Anderson T (2003). An Introduction to Multivariate Statistical Analysis, 3rd edition. Wiley-Interscience, Hoboken, NJ. ISBN 9780471360919.

Super classes

xplainfi::FeatureSampler -> xplainfi::ConditionalSampler -> ConditionalGaussianSampler

Public fields

feature_types

(character()) Feature types supported by the sampler.

mu

(numeric()) Mean vector estimated from training data.

sigma

(matrix()) Covariance matrix estimated from training data.

Methods

Inherited methods


Method new()

Creates a new ConditionalGaussianSampler.

Usage

ConditionalGaussianSampler$new(task, conditioning_set = NULL)

Arguments

task

(mlr3::Task) Task to sample from.

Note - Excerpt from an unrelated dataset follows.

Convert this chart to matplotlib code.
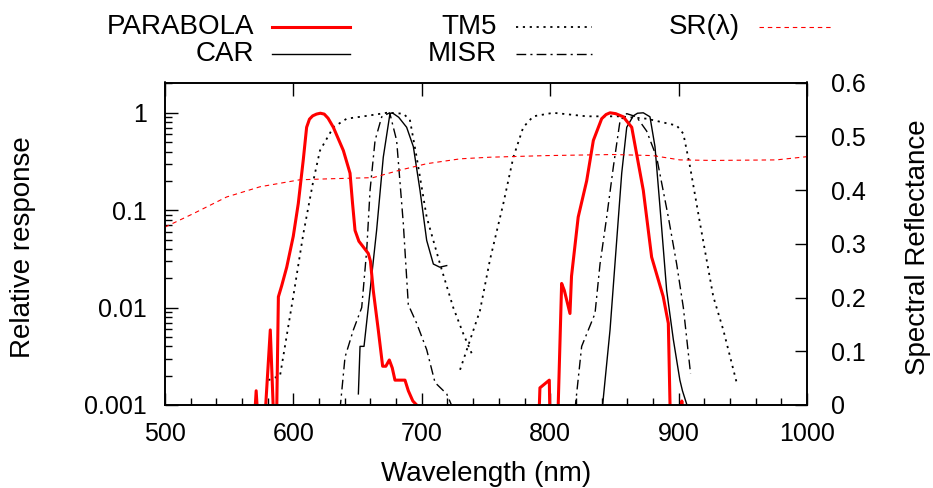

Must have only numeric/integer features.

conditioning_set

(character | NULL) Default conditioning set to use in $sample().


Method clone()

The objects of this class are cloneable with this method.

Usage

ConditionalGaussianSampler$clone(deep = FALSE)

Arguments

deep

Whether to make a deep clone.

Examples

library(mlr3)
task = tgen("friedman1")$generate(n = 100)
sampler = ConditionalGaussianSampler$new(task)

# Sample x2, x3 conditioned on x1
test_data = task$data(rows = 1:5)
sampled = sampler$sample_newdata(
  feature = c("important2", "important3"),
  newdata = test_data,
  conditioning_set = "important1"
)